30 de junho de 2025

Cheguei ao Porto 13 e se calhar acabei aqui

E quando penso que já não sei mais nada do tempo que esqueci, esquecendo a fome, a saudade, as tristezas de amor imperfeitos, amuos por carência ou por birra, risos porque algo inesperado aconteceu, vem à memória como uma fotografia um flash.

O relógio da Torre dos Clérigos marcava uma hora qualquer de uma tarde encalorada na frieza das tardes do Porto, eu brincava com a BIC, a bata já cinzentamente branca porque faz quatro anos que deixara de ser nova e respirei fundo. Ainda sentia na garganta o cheiro a éter e a desinfetante que mais não era um conservante cadavérico, o formol, esse odor que se entranhava na roupa, na alma e se respirava até desparecer da memória. Era o quinto ano de Medicina na Universidade do Porto e, naquela tarde de outubro de 1983, tinha acabado de assistir à minha primeira autópsia.

No anfiteatro anatómico, nas bancadas gastas de madeira estavamos, demasiado perto mas suficientemente afastados e era o silêncio, só interrompido pelo arranhar das canetas no papel em apontamentos dos mais ousados. Eu trazia sempre o mesmo caderno azul, comprado numa papelaria da Rua de Cedofeita. A capa já se esfolava nos cantos, mas ali dentro estavam todos os apontamentos que não confiava à memória nem à perfeição da letra que mais tarde me esforçaria para ler, se me lembrasse.

A autópsia marcara-me. Não pela violência do corpo exposto, mas pelo rosto sereno que parecia quase sorrir, como se o rapaz deitado na mesa de aço tivesse chegado a algum entendimento com as milhentas lombrigas vivas que ondulavam quando a monitora abrira o intestino.

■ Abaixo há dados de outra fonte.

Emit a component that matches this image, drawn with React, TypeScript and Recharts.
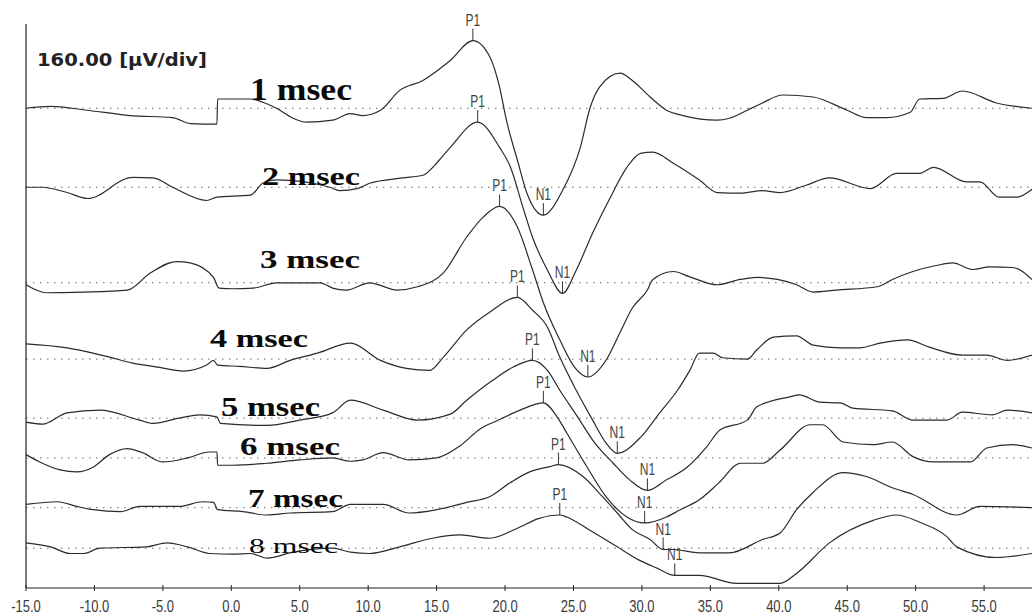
import React from 'react';
import { ComposedChart, Line, Scatter, XAxis, YAxis, ReferenceLine } from 'recharts';

// [latency ms, amplitude µV], relative to its own zero line
const trace1: [number, number][] = [
  [-15, 0], [-13.2, 3], [-10.5, -3], [-7.4, -11], [-4.3, -14], [-3.0, -23], [-1.05, -24], [-1.0, 14],
  [1.4, 14], [2.3, 9], [3.3, 0], [4.5, -15], [5.5, -21], [7.4, -18], [8.7, -8], [9.6, -11], [10.9, -3],
  [12.3, 27], [14.0, 42], [16.0, 72], [17.65, 102], [18.9, 77], [19.6, 32], [20.1, -18], [20.9, -78],
  [21.6, -128], [22.8, -161], [24.2, -124], [25.5, -59], [26.2, 0], [26.9, 32], [28.4, 53], [29.3, 42],
  [30.6, 17], [31.8, -3], [33.0, -11], [35.5, -18], [36.4, -15], [37.7, -3], [38.8, 8], [40.3, 20],
  [42.5, 17], [45.0, -3], [46.4, -14], [47.9, -14], [49.6, -6], [50.3, 14], [52.0, 15], [53.4, 26],
  [55.9, 8], [58.5, 0],
];
const trace2: [number, number][] = [
  [-15, 0], [-13.8, 0], [-12.0, -8], [-10.5, -17], [-7.2, 15], [-5.7, 14], [-4.3, 0], [-1.8, -20],
  [-1.05, -15], [1.4, -12], [2.3, 6], [3.3, 11], [7.2, 0], [7.9, -5], [9.2, -2], [10.1, 6], [12.5, 14],
  [14.0, 18], [15.2, 41], [16.0, 60], [18.0, 98], [19.6, 60], [20.4, 30], [21.3, -30], [22.0, -75],
  [23.1, -125], [24.2, -160], [25.2, -125], [26.4, -69], [27.7, -15], [28.9, 30], [29.9, 51], [30.8, 53],
  [32.3, 36], [34.2, 11], [35.5, -8], [37.2, -9], [38.8, -5], [40.1, -8], [42.0, 3], [43.7, 14],
  [46.7, -2], [48.6, 21], [50.3, 21], [51.3, 30], [53.7, 8], [54.7, 8], [56.1, -15], [57.4, -15], [58.5, -3],
];
const trace3: [number, number][] = [
  [-15, -3], [-13.5, -15], [-10.8, -14], [-7.6, -11], [-5.9, 15], [-4.0, 32], [-3.0, 30], [-1.3, 8],
  [-0.9, -8], [0.1, -9], [1.6, -8], [3.3, 0], [6.5, 0], [7.4, -8], [8.4, -11], [10.1, 0], [12.1, -11],
  [13.6, -6], [15.5, 15], [17.2, 69], [18.4, 99], [19.6, 115], [20.9, 84], [22.0, 20], [22.8, -30],
  [24.0, -86], [25.1, -128], [26.05, -142], [27.4, -116], [28.4, -75], [29.3, -38], [30.4, -11], [30.8, 5],
  [32.3, 17], [33.5, 9], [35.5, -3], [37.2, 5], [38.4, 8], [39.9, 5], [41.3, -3], [42.5, -14], [44.2, -11],
  [47.2, -6], [48.3, 5], [49.8, 17], [51.5, 26], [52.7, 30], [54.2, 20], [55.4, 24], [57.1, 23], [58.5, 5],
];
const trace4: [number, number][] = [
  [-15, 23], [-12.0, 17], [-10.1, 9], [-8.9, 3], [-7.2, -6], [-5.4, -12], [-3.5, -18], [-1.8, -9],
  [-1.3, -2], [-1.0, -9], [0.6, -11], [2.6, -14], [4.3, -2], [6.3, 9], [8.7, 24], [10.9, -2], [12.8, -14],
  [14.5, -17], [15.5, 3], [17.2, 44], [18.9, 71], [20.9, 93], [22.0, 74], [23.1, 48], [24.0, 3], [25.2, -47],
  [26.4, -92], [27.4, -127], [28.2, -142], [29.9, -118], [31.3, -81], [32.6, -47], [33.5, -17], [34.2, 9],
  [35.2, 9], [35.9, 2], [37.7, 0], [38.4, 14], [39.6, 33], [41.3, 35], [42.5, 21], [44.5, 17], [45.9, 17],
  [47.4, 24], [49.4, 29], [51.0, 18], [53.4, 6], [55.2, 6], [56.7, -2], [58.5, 6],
];
const trace5: [number, number][] = [
  [-15, -6], [-13.8, -9], [-12.0, 8], [-9.6, 12], [-6.7, -3], [-5.7, -8], [-3.8, 0], [-2.3, 5],
  [-1.05, 2], [-0.8, -8], [2.6, -11], [5.0, -3], [7.4, 8], [8.7, 27], [11.1, 12], [13.6, -3], [16.0, 6],
  [17.2, 27], [19.1, 57], [20.6, 77], [22.0, 87], [23.1, 72], [24.0, 42], [25.3, 2], [26.4, -33],
  [27.9, -68], [29.1, -93], [30.4, -109], [31.8, -93], [33.3, -74], [34.7, -44], [35.7, -18], [37.7, -3],
  [38.4, 17], [40.8, 32], [41.5, 35], [43.0, 24], [44.5, 23], [45.4, 15], [48.3, 11], [49.8, -3],
  [52.3, -3], [53.4, 9], [55.6, 5], [56.7, 12], [58.5, 8],
];
const trace6: [number, number][] = [
  [-15, 5], [-14.0, -6], [-12.5, -18], [-11.3, -21], [-10.1, -14], [-8.9, 5], [-7.6, 14], [-6.5, 8],
  [-5.0, -6], [-3.2, 0], [-1.6, 9], [-1.05, 9], [-1.0, -11], [0.1, -11], [2.6, -8], [5.0, -3], [7.4, 0],
  [8.7, -5], [9.6, -3], [11.1, 8], [13.0, -3], [15.0, 0], [16.7, 18], [18.2, 44], [19.4, 56], [21.1, 72],
  [22.8, 83], [23.8, 62], [24.5, 38], [26.0, -14], [27.4, -59], [28.9, -89], [30.2, -98], [31.8, -89],
  [32.8, -78], [34.2, -63], [35.6, -38], [37.2, -8], [38.8, -8], [40.1, 12], [42.3, 50], [43.2, 50],
  [44.7, 24], [46.9, 20], [48.3, 24], [49.8, 2], [51.3, -6], [54.0, -6], [55.2, 15], [57.1, 20], [58.5, 15],
];
const trace7: [number, number][] = [
  [-15, 5], [-12.7, 9], [-11.3, 2], [-10.1, -3], [-8.1, -6], [-6.7, 2], [-3.8, 2], [-2.1, 9], [-1.3, 8],
  [-1.0, -3], [0.85, -6], [2.6, -11], [4.3, -8], [7.4, -6], [8.7, 5], [11.1, 5], [13.0, -8], [15.0, -3],
  [17.2, 8], [18.9, 17], [20.4, 38], [21.8, 54], [23.3, 62], [23.9, 65], [25.7, 47], [27.1, 17], [28.2, -8],
  [29.3, -33], [30.6, -48], [31.55, -63], [32.3, -63], [34.2, -68], [36.4, -68], [38.8, -48], [40.1, -38],
  [41.3, -3], [42.5, 23], [44.7, 53], [46.4, 47], [48.3, 30], [49.8, 20], [53.0, -11], [54.7, 2], [58.5, 0],
];
const trace8: [number, number][] = [
  [-15, 8], [-13.2, 2], [-11.8, -8], [-10.8, -8], [-9.6, 0], [-6.2, 2], [-4.7, 8], [-3.2, 2], [-1.6, -8],
  [0.1, -9], [1.4, -8], [2.6, -15], [4.5, -6], [7.4, 0], [8.7, -6], [10.1, -8], [12.3, 2], [14.7, 15],
  [16.7, 20], [18.9, 15], [20.9, 30], [22.5, 45], [24.0, 50], [24.5, 47], [26.2, 27], [28.2, 2], [29.8, -18],
  [31.1, -30], [32.4, -41], [34.2, -41], [36.9, -53], [40.1, -53], [41.3, -38], [43.7, 8], [46.9, 42],
  [48.6, 50], [50.3, 39], [52.3, 17], [53.0, 2], [55.9, -14], [58.5, -8],
];

const traces = [trace1, trace2, trace3, trace4, trace5, trace6, trace7, trace8];
const traceNames = ['1 msec', '2 msec', '3 msec', '4 msec', '5 msec', '6 msec', '7 msec', '8 msec'];
// zero line of each trace on the µV axis
const baselines = [723, 604, 460, 345, 256, 196, 121, 60];
const p1Latency = [17.65, 18.0, 19.6, 20.9, 22.0, 22.8, 23.9, 24.0];
const n1Latency = [22.8, 24.2, 26.05, 28.2, 30.4, 30.2, 31.55, 32.4];
const xTicks = [-15, -10, -5, 0, 5, 10, 15, 20, 25, 30, 35, 40, 45, 50, 55];
const yTicks = [160, 320, 480, 640, 800];
const scaleText = '160.00 [µV/div]';

// where the hand-placed trace names sit on the figure
const nameBoxes = [
  { x: 250, y: 100, w: 102, size: 31, weight: 700 },
  { x: 262, y: 185, w: 98, size: 26, weight: 700 },
  { x: 260, y: 268, w: 100, size: 26, weight: 700 },
  { x: 210, y: 347, w: 98, size: 26, weight: 700 },
  { x: 221, y: 416, w: 99, size: 27, weight: 700 },
  { x: 240, y: 455, w: 100, size: 25, weight: 700 },
  { x: 248, y: 507, w: 95, size: 26, weight: 700 },
  { x: 249, y: 553, w: 89, size: 22, weight: 400 },
];

const W = 1032;
const H = 616;

function valueAt(tr: [number, number][], t: number) {
  for (let i = 0; i < tr.length - 1; i++) {
    const [t0, v0] = tr[i];
    const [t1, v1] = tr[i + 1];
    if (t >= t0 && t <= t1) return v0 + ((v1 - v0) * (t - t0)) / (t1 - t0);
  }
  return 0;
}

const lineData = traces.map((tr, i) => tr.map(([t, v]) => ({ t, v: v + baselines[i] })));

const markers = traces.flatMap((tr, i) => [
  { t: p1Latency[i], v: baselines[i] + valueAt(tr, p1Latency[i]), label: 'P1' },
  { t: n1Latency[i], v: baselines[i] + valueAt(tr, n1Latency[i]), label: 'N1' },
]);

const MarkerShape = (props: any) => {
  const { cx, cy, payload } = props;
  if (cx == null || cy == null) return <g />;
  return (
    <g>
      <line x1={cx} x2={cx} y1={cy} y2={cy - 12} stroke="#333" strokeWidth={1} />
      <g transform={`translate(${cx},${cy - 15}) scale(1,1.3)`}>
        <text x={0} y={0} textAnchor="middle" fontSize={12} fontFamily="Liberation Sans, Arial, sans-serif" fill="#444">
          {payload.label}
        </text>
      </g>
    </g>
  );
};

const XTick = (props: any) => {
  const { x, y, payload } = props;
  return (
    <g>
      <line x1={x} x2={x} y1={y - 3} y2={y + 3} stroke="#222" strokeWidth={1} />
      <g transform={`translate(${x},${y + 24}) scale(1,1.25)`}>
        <text x={0} y={0} textAnchor="middle" fontSize={13} fontFamily="Liberation Sans, Arial, sans-serif" fill="#3a3a3a">
          {Number(payload.value).toFixed(1)}
        </text>
      </g>
    </g>
  );
};

export default function App() {
  return (
    <div style={{ position: 'absolute', left: 0, top: 0, width: W, height: H, background: '#fff' }}>
      <ComposedChart width={W} height={H} margin={{ top: 24, right: 0, bottom: 0, left: 0 }}>
        <XAxis
          dataKey="t"
          type="number"
          domain={[-15, 58.5]}
          ticks={xTicks}
          height={28}
          tickSize={0}
          tickMargin={0}
          tickLine={false}
          tick={<XTick />}
          axisLine={{ stroke: '#222', strokeWidth: 1.2 }}
        />
        <YAxis
          type="number"
          domain={[0, 850]}
          ticks={yTicks}
          width={26}
          tickSize={4}
          tick={false}
          tickLine={{ stroke: '#222' }}
          axisLine={{ stroke: '#222', strokeWidth: 1.2 }}
        />
        {baselines.map((b, i) => (
          <ReferenceLine key={`b${i}`} y={b} stroke="#666" strokeWidth={1} strokeDasharray="1.5 5.5" />
        ))}
        {lineData.map((d, i) => (
          <Line
            key={traceNames[i]}
            data={d}
            dataKey="v"
            name={traceNames[i]}
            type="monotoneX"
            stroke="#2b2b2b"
            strokeWidth={1.2}
            dot={false}
            activeDot={false}
            isAnimationActive={false}
          />
        ))}
        <Scatter data={markers} dataKey="v" shape={<MarkerShape />} isAnimationActive={false} />
      </ComposedChart>
      <svg width={W} height={H} style={{ position: 'absolute', left: 0, top: 0, pointerEvents: 'none' }}>
        <text x={37} y={66} fontSize={18} fontWeight={700} fontFamily="DejaVu Sans, Verdana, sans-serif" fill="#222" textLength={170} lengthAdjust="spacingAndGlyphs">
          {scaleText}
        </text>
        {traceNames.map((name, i) => (
          <text
            key={name}
            x={nameBoxes[i].x}
            y={nameBoxes[i].y}
            fontSize={nameBoxes[i].size}
            fontWeight={nameBoxes[i].weight}
            fontFamily="Liberation Serif, Times New Roman, serif"
            fill="#0a0a0a"
            textLength={nameBoxes[i].w}
            lengthAdjust="spacingAndGlyphs"
          >
            {name}
          </text>
        ))}
      </svg>
    </div>
  );
}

Alguém ao meu lado parecia tinha caído de elevador, assim numa câmara lenta que nem deu para percebe e ter reflexos para a apanhar no meio do caminho. Estava inerte no chão sujo, ou velho, daquele anfiteatro quando lhe atirei o olhar. Não, não socorri porque logo vieram dois colegas mais velhos fazê-lo. Eu estava hipnotizado naquela cena macabra de abrirem um intestino ao mesmo tempo que eu via um rosto sereno que até parecia sorrir

Depois da aula, atordoado e com a mente cheia de filmes sem película, sentei-me no Piolho, reabri o meu caderno de apontamentos e só deus poderia saber o que lá estava escrito. Eu gatafunhei e acho que nem eram palavras nem desenhos. Bebi uma Cimbalino e fui para o lar. À hora do jantar, cerca das 19, na cantina de Engenharia entrei e o cheiro a sopa de legumes fez-me lembrar o formal e desconsegui comer. Pousei o tabuleiro e pela Alferes Malheiro regressei ao lar. Em jejum mas com sabor a formol. Sentei-me perto duma janela, abri o caderno e escrevi, na folha da aula da:

“Para viver com a morte ao lado, é preciso ter coragem e algum amor.” Se calhar era o princípio de um romance. Mas se era, ali acabou porque só resta essa frase.

Nos dias seguintes passei horas a observar médicos que pareciam não ter medo de nada. Na minha cabeça mantinha-se a cena fixa do anfiteatro da Aula de Medicina Legal. Àquela imagem juntei o meu receio: o dia em que não pudesse fazer nada por alguém.

Fazia tempo que essa dúvida não aflorava o cérebro. Agora martelava e ainda por cima com fotografia mental.

À noite, frente à telenovela prometi-me que havia de aprender a nunca ficar indiferente. Porque ser médico, mais do que decorar nomes latinos ou saber palpar um abdómen, era guardar humanidade, mesmo que, às vezes, doesse.

Fechei o caderno azul e nunca mais o abri até hoje onde me fui buscar no armazém da memória.